--- Start ---
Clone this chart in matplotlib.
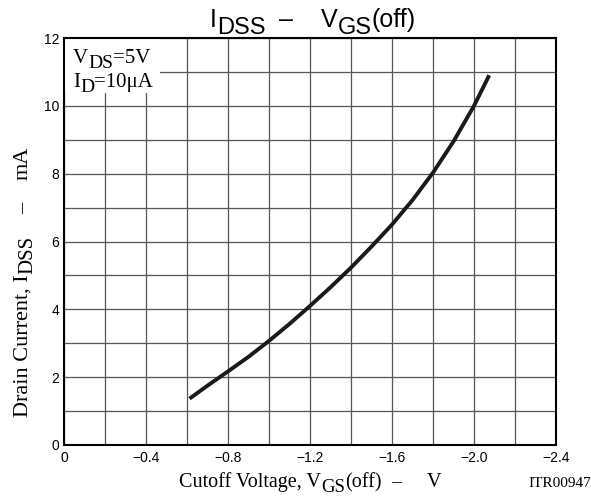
import matplotlib
matplotlib.use("Agg")
import matplotlib.pyplot as plt
from matplotlib.patches import Rectangle

# curve
vgs_off = [-0.62, -0.7, -0.8, -0.9, -1.0, -1.1, -1.2, -1.3, -1.4, -1.5,
           -1.6, -1.7, -1.8, -1.9, -2.0, -2.07]
idss = [1.4, 1.75, 2.17, 2.6, 3.07, 3.57, 4.1, 4.65, 5.23, 5.85,
        6.5, 7.22, 8.03, 8.95, 10.0, 10.85]

x_ticks = [0, -0.4, -0.8, -1.2, -1.6, -2.0, -2.4]
x_labels = ["0", "\u22120.4", "\u22120.8", "\u22121.2", "\u22121.6", "\u22122.0", "\u22122.4"]
y_ticks = [0, 2, 4, 6, 8, 10, 12]

# text pieces: (string, is_subscript)
title_parts = [("I", 0), ("DSS", 1), ("  ", 0), ("\u2013", 0), ("    ", 0),
               ("V", 0), ("GS", 1), ("(off)", 0)]
xlabel_parts = [("Cutoff Voltage, V", 0), ("GS", 1), ("(off)", 0), ("  ", 0),
                ("\u2013", 0), ("     ", 0), ("V", 0)]
ylabel_parts = [("Drain Current, I", 0), ("DSS", 1), ("    ", 0), ("\u2013", 0),
                ("    ", 0), ("mA", 0)]
cond1_parts = [("V", 0), ("DS", 1), ("=5V", 0)]
cond2_parts = [("I", 0), ("D", 1), ("=10\u03bcA", 0)]

sans = "Liberation Sans"
serif = "Liberation Serif"
W, H = 591, 499

fig = plt.figure(figsize=(W / 100, H / 100), dpi=100)
ax = fig.add_axes([64 / W, 1 - 445 / H, 492 / W, 407 / H])
renderer = fig.canvas.get_renderer()


def text_width(s, size, family):
    a = fig.text(0, 0, "|" + s + "|", fontsize=size, fontfamily=family)
    b = fig.text(0, 0, "||", fontsize=size, fontfamily=family)
    w = a.get_window_extent(renderer).width - b.get_window_extent(renderer).width
    a.remove()
    b.remove()
    return w


def rich_text(parts, x, y, size, sub_size, drop, family, align="center", vertical=False):
    # x, y in pixels from bottom-left; y (or x if vertical) is the baseline
    widths = [text_width(s, sub_size if sub else size, family) for s, sub in parts]
    start = (y if vertical else x)
    if align == "center":
        start -= sum(widths) / 2
    pos = start
    for (s, sub), w in zip(parts, widths):
        if s.strip():
            fs = sub_size if sub else size
            if vertical:
                fig.text((x + (drop if sub else 0)) / W, pos / H, s, rotation=90,
                         rotation_mode="anchor", ha="left", va="baseline",
                         fontsize=fs, fontfamily=family)
            else:
                fig.text(pos / W, (y - (drop if sub else 0)) / H, s, ha="left",
                         va="baseline", fontsize=fs, fontfamily=family, zorder=5)
        pos += w


ax.set_xlim(0, -2.4)
ax.set_ylim(0, 12)
ax.set_xticks([-0.2 * i for i in range(13)], minor=True)
ax.set_yticks(range(13), minor=True)
ax.set_xticks(x_ticks)
ax.set_xticklabels(x_labels, fontfamily=sans, fontsize=10)
ax.set_yticks(y_ticks)
ax.set_yticklabels([str(v) for v in y_ticks], fontfamily=sans, fontsize=10)
ax.tick_params(which="both", length=0)
ax.tick_params(axis="x", pad=4.5)
ax.tick_params(axis="y", pad=3.5)
ax.grid(which="both", color="#555555", linewidth=0.9)
ax.set_axisbelow(True)
for s in ax.spines.values():
    s.set_linewidth(1.5)

ax.plot(vgs_off, idss, color="#1a1a1a", linewidth=2.8, zorder=3)

# white box behind the conditions text
ax.add_patch(Rectangle((0, 0.865), 0.195, 0.135, transform=ax.transAxes,
                       facecolor="white", edgecolor="none", zorder=2))

rich_text(cond1_parts, 73, H - 63, 15, 14, 4.5, serif, align="left")
rich_text(cond2_parts, 73, H - 87, 15, 14, 4.5, serif, align="left")
rich_text(title_parts, 313, H - 27, 18, 17, 6.5, sans)
rich_text(xlabel_parts, 310, H - 487, 14.5, 13.5, 4.5, serif)
rich_text(ylabel_parts, 28, H - 282, 16, 15, 4.5, serif, vertical=True)
fig.text(1.0, 1 - 487 / H, "ITR00947", fontfamily=serif, fontsize=11,
         ha="right", va="baseline")

fig.savefig("out.png", dpi=100)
--- End ---
_Set task_
Leave out the pictures and repeat the lines from the start of the material through the line with "from matplotlib.patches import Rectangle", inclusive.

_Solved problem_
Clone this chart in matplotlib.
import matplotlib
matplotlib.use("Agg")
import matplotlib.pyplot as plt
from matplotlib.patches import Rectangle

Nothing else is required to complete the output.